Et alors qu'il se croyait lui-même prisonnier d'Albertine, du temps où elle occupait son espace, sa liberté désormais recouvrée, il n'a plus le goût de rien : il a perdu le « contenant » de ses désirs.
Lentement, et péniblement, Marcel s'essaie à l'indifférence. En vain. Même environné de Venise, en voyage avec sa mère, il ne peut révoquer l'objet aimé : « Parfois, au crépuscule, en rentrant à l'hôtel je sentais que l'Albertine d'autrefois, invisible à moi-même, était pourtant enfermée au fond de moi comme aux plombs d'une Venise intérieure, dont parfois un incident faisait glisser le couvercle durci jusqu'à me donner une ouverture sur ce passé. »
Puis, le couperet tombe. Albertine serait volontiers revenue à Marcel. Mais hélas…

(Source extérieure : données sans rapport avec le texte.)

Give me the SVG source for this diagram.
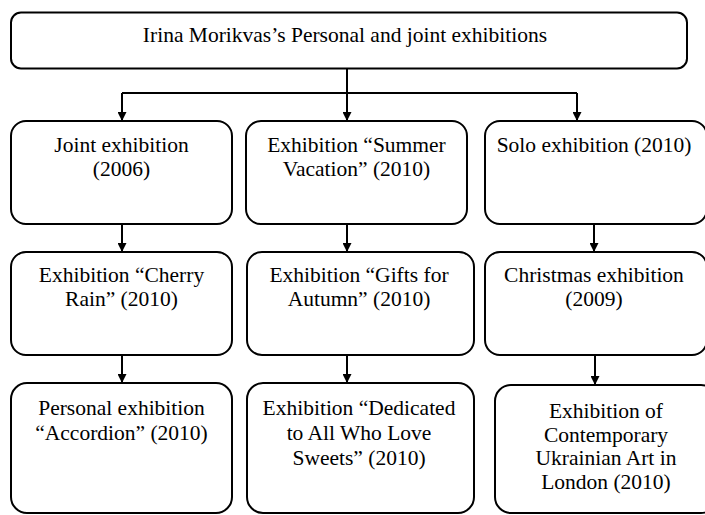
<svg xmlns="http://www.w3.org/2000/svg" width="705" height="515" viewBox="0 0 705 515">
<defs>
<style>
.box{fill:#fff;stroke:#000;stroke-width:2}
.t{font-family:"Liberation Serif","Times New Roman","DejaVu Serif",serif;font-size:21.5px;fill:#000;text-anchor:middle}
.c{fill:none;stroke:#000;stroke-width:2}
</style>
<marker id="ah" viewBox="0 0 10 10" refX="10" refY="5" markerWidth="9" markerHeight="9" markerUnits="userSpaceOnUse" orient="auto">
<path d="M0,0 L10,5 L0,10 z" fill="#000"/>
</marker>
</defs>
<rect width="705" height="515" fill="#fff"/>
<g id="connectors">
<path class="c" d="M347,68 V93"/>
<path class="c" d="M122,93 H577"/>
<path class="c" d="M122,93 V121" marker-end="url(#ah)"/>
<path class="c" d="M347,93 V121" marker-end="url(#ah)"/>
<path class="c" d="M577,93 V121" marker-end="url(#ah)"/>
<path class="c" d="M122,224 V252" marker-end="url(#ah)"/>
<path class="c" d="M347,224 V252" marker-end="url(#ah)"/>
<path class="c" d="M594,224 V252" marker-end="url(#ah)"/>
<path class="c" d="M122,355 V383" marker-end="url(#ah)"/>
<path class="c" d="M347,355 V383" marker-end="url(#ah)"/>
<path class="c" d="M595,355 V385" marker-end="url(#ah)"/>
</g>
<g id="root">
<rect class="box" x="11" y="12.5" width="676" height="56" rx="10"/>
<text class="t" x="345" y="42">Irina Morikvas’s Personal and joint exhibitions</text>
</g>
<g id="joint2006">
<rect class="box" x="11" y="121" width="221" height="103" rx="15"/>
<text class="t" x="121.5" y="152">Joint exhibition</text>
<text class="t" x="121.5" y="176">(2006)</text>
</g>
<g id="summer">
<rect class="box" x="246" y="121" width="221" height="103" rx="15"/>
<text class="t" x="356.5" y="152">Exhibition “Summer</text>
<text class="t" x="356.5" y="176">Vacation” (2010)</text>
</g>
<g id="solo">
<rect class="box" x="485" y="121" width="222" height="103" rx="15"/>
<text class="t" x="594" y="152">Solo exhibition (2010)</text>
</g>
<g id="cherry">
<rect class="box" x="11" y="252" width="221" height="103" rx="15"/>
<text class="t" x="121.5" y="282">Exhibition “Cherry</text>
<text class="t" x="121.5" y="306">Rain” (2010)</text>
</g>
<g id="gifts">
<rect class="box" x="247" y="252" width="227" height="103" rx="15"/>
<text class="t" x="359" y="282">Exhibition “Gifts for</text>
<text class="t" x="359" y="306">Autumn” (2010)</text>
</g>
<g id="christmas">
<rect class="box" x="485" y="252" width="222" height="103" rx="15"/>
<text class="t" x="594" y="282">Christmas exhibition</text>
<text class="t" x="594" y="306">(2009)</text>
</g>
<g id="accordion">
<rect class="box" x="11" y="383" width="221" height="130" rx="16"/>
<text class="t" x="121.5" y="415">Personal exhibition</text>
<text class="t" x="121.5" y="440">“Accordion” (2010)</text>
</g>
<g id="sweets">
<rect class="box" x="247" y="383" width="227" height="130" rx="16"/>
<text class="t" x="359" y="415">Exhibition “Dedicated</text>
<text class="t" x="359" y="440">to All Who Love</text>
<text class="t" x="359" y="465">Sweets” (2010)</text>
</g>
<g id="london">
<rect class="box" x="495" y="385" width="222" height="128" rx="16"/>
<text class="t" x="606" y="418">Exhibition of</text>
<text class="t" x="606" y="441.5">Contemporary</text>
<text class="t" x="606" y="465">Ukrainian Art in</text>
<text class="t" x="606" y="488.5">London (2010)</text>
</g>
</svg>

La Prisonnière sonne comme un apprentissage au malheur amoureux : « Cet avenir indissoluble d'elle je n'avais pas su l'apercevoir, mais maintenant qu'il venait d'être descellé, je sentais la place qu'il tenait dans mon coeur béant. »
Rien que pour ce texte – admettant volontiers que d'autres volumes de la Recherche du temps perdu distillent un certain ennui –, il faut lire Proust, au moins pour goûter l'art si rare de la phrase écrite et silencieuse qui dit tellement de nous.
Tout est affaire de temps disséqué, c'est-à-dire observer la vie en détail et non plus la consommer en oubliant à chaque nouvelle bouchée la précédente. C'est bien sûr se confronter au regret de ce qui n'est plus, au chagrin même lorsque la perte est un corps étranger que l'on avait si puissamment intégré à soi dans le cas d'Albertine disparue.